Data from the deep: implications for the GIS community

Abstract
The traditional home of GIS in terms of managing,mapping, modelling and making decisions based on spatial data has been in the land-based sciences and professions. This has resulted in a concentration of GIS on land-based 'application domains' (sets of GIS applications with common properties and data formats), with a relatively homogeneous group of users and applications addressing the solutions of largely related problems. This atmosphere has tended to obscure the essential nature of GIS as an ubiquitous, heterogeneous tool, having utility far beyond land-based problems. We must consider remedying this if we expect GIS to play an increasingly important role in Earth system science or global change research. We therefore propose the expansion of a largely landbased GIS research agenda to the development of systems focusing more on the marine environment, for there are many ways that GIS may be improved by tackling the problems associated with oceanographic data. The discussion is confined largely to deep ocean science which rarely appears in the GIS or geographical literature (as opposed to coastal zone studies).

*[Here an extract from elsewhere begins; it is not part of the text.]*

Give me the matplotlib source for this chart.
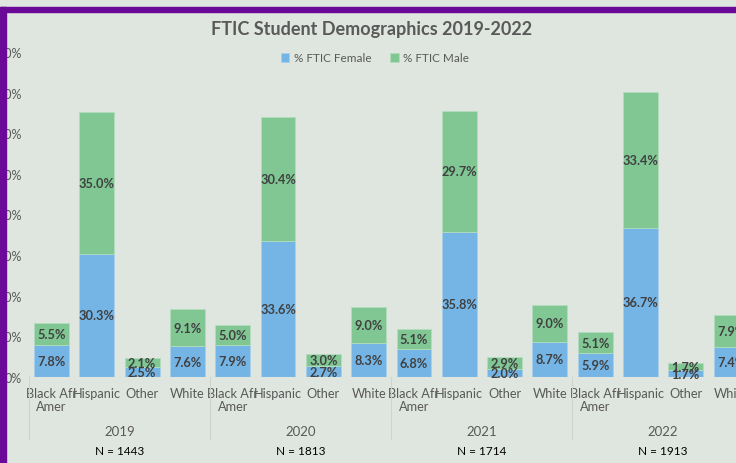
import matplotlib
matplotlib.use("Agg")
import matplotlib.pyplot as plt
from matplotlib.patches import Rectangle
import numpy as np

plt.rcParams['font.family'] = ['Lato', 'DejaVu Sans']

# data
years = ['2019', '2020', '2021', '2022']
n_labels = ['N = 1443', 'N = 1813', 'N = 1714', 'N = 1913']
groups = ['Black Afr\nAmer', 'Hispanic', 'Other', 'White']
female = [7.8, 30.3, 2.5, 7.6,
          7.9, 33.6, 2.7, 8.3,
          6.8, 35.8, 2.0, 8.7,
          5.9, 36.7, 1.7, 7.4]
male = [5.5, 35.0, 2.1, 9.1,
        5.0, 30.4, 3.0, 9.0,
        5.1, 29.7, 2.9, 9.0,
        5.1, 33.4, 1.7, 7.9]
yticks = [0, 10, 20, 30, 40, 50, 60, 70, 80]

blue = '#75b5e6'
green = '#80c794'
txt = '#404040'
bg = '#dfe6df'

W, H = 736, 464
fig = plt.figure(figsize=(W / 100, H / 100), dpi=100, facecolor=bg)

# axes placed in pixel terms (runs past the right edge like the screenshot)
left, right, bottom, top = 28.9, 28.9 + 45.3 * 16, 378, 53
ax = fig.add_axes([left / W, (H - bottom) / H, (right - left) / W, (bottom - top) / H])
ax.set_facecolor('none')

x = np.arange(len(female))
fb = ax.bar(x, female, width=0.77, color=blue, edgecolor='#a9cfe9', linewidth=0.6,
            label='% FTIC Female')
mb = ax.bar(x, male, width=0.77, bottom=female, color=green, edgecolor='#b3dcbd',
            linewidth=0.6, label='% FTIC Male')

for i in range(len(x)):
    ax.text(x[i], female[i] / 2, f'{female[i]:.1f}%', ha='center', va='center',
            fontsize=9.2, fontweight='bold', color=txt)
    ax.text(x[i], female[i] + male[i] / 2, f'{male[i]:.1f}%', ha='center', va='center',
            fontsize=9.2, fontweight='bold', color=txt)

ax.set_xlim(-0.5, len(x) - 0.5)
ax.set_ylim(0, 80)
ax.set_yticks(yticks)
ax.set_yticklabels([f'{v}%' for v in yticks], fontsize=9, color='#595959')
ax.tick_params(axis='y', length=0, pad=5)
ax.set_xticks(x)
ax.set_xticklabels(groups * len(years), fontsize=9.2, color='#595959', linespacing=1.15)
ax.tick_params(axis='x', length=0, pad=7)
for s in ax.spines.values():
    s.set_visible(False)
ax.axhline(0, color='#d3d8d3', lw=0.8)

# multi-level category axis
trans = ax.get_xaxis_transform()
for k, (yr, n) in enumerate(zip(years, n_labels)):
    cx = 4 * k + 1.5
    ax.annotate(yr, xy=(cx, 0), xycoords=trans, xytext=(0, -54), textcoords='offset pixels',
                ha='center', va='center', fontsize=9.5, color='#595959', annotation_clip=False)
    ax.annotate(n, xy=(cx, 0), xycoords=trans, xytext=(0, -74), textcoords='offset pixels',
                ha='center', va='center', fontsize=8.5, color='black', annotation_clip=False)
for b in range(0, len(x) + 1, 4):
    ax.plot([b - 0.5, b - 0.5], [0, -62 / (bottom - top)], transform=trans,
            color='#cfd4cf', lw=0.8, clip_on=False)

fig.text(372 / W, 1 - 30 / H, 'FTIC Student Demographics 2019-2022', ha='center', va='center',
         fontsize=13, fontweight='bold', color='#595959')
fig.legend(handles=[fb, mb], loc='center', bbox_to_anchor=(375 / W, 1 - 59 / H), ncol=2,
           frameon=False, fontsize=8.5, handlelength=0.7, handleheight=0.7,
           columnspacing=1.6, handletextpad=0.4, labelcolor='#595959')

# purple frame
purple = '#6b0a99'
fig.patches.append(Rectangle((0, 1 - 13 / H), 1, 5 / H, transform=fig.transFigure,
                             color=purple, zorder=10))
fig.patches.append(Rectangle((0, 0), 6 / W, 1 - 8 / H, transform=fig.transFigure,
                             color=purple, zorder=10))

fig.savefig('out.png', dpi=100, facecolor=bg)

We identify research issues endemic to oceanographic applications of GIS that will advance the body of knowledge in GIS design and architecture, as well as the body of knowledge in the broader field of geographical information science. They include the development of spatial data structures with the ability to vary their relative positions and values over time, geostatistical interpolation of data that are sparse in one dimension but abundant in the others, and new data models that make the feature-based query, search and retrieval of objects and continuous fields in very large spatial databases more efficient.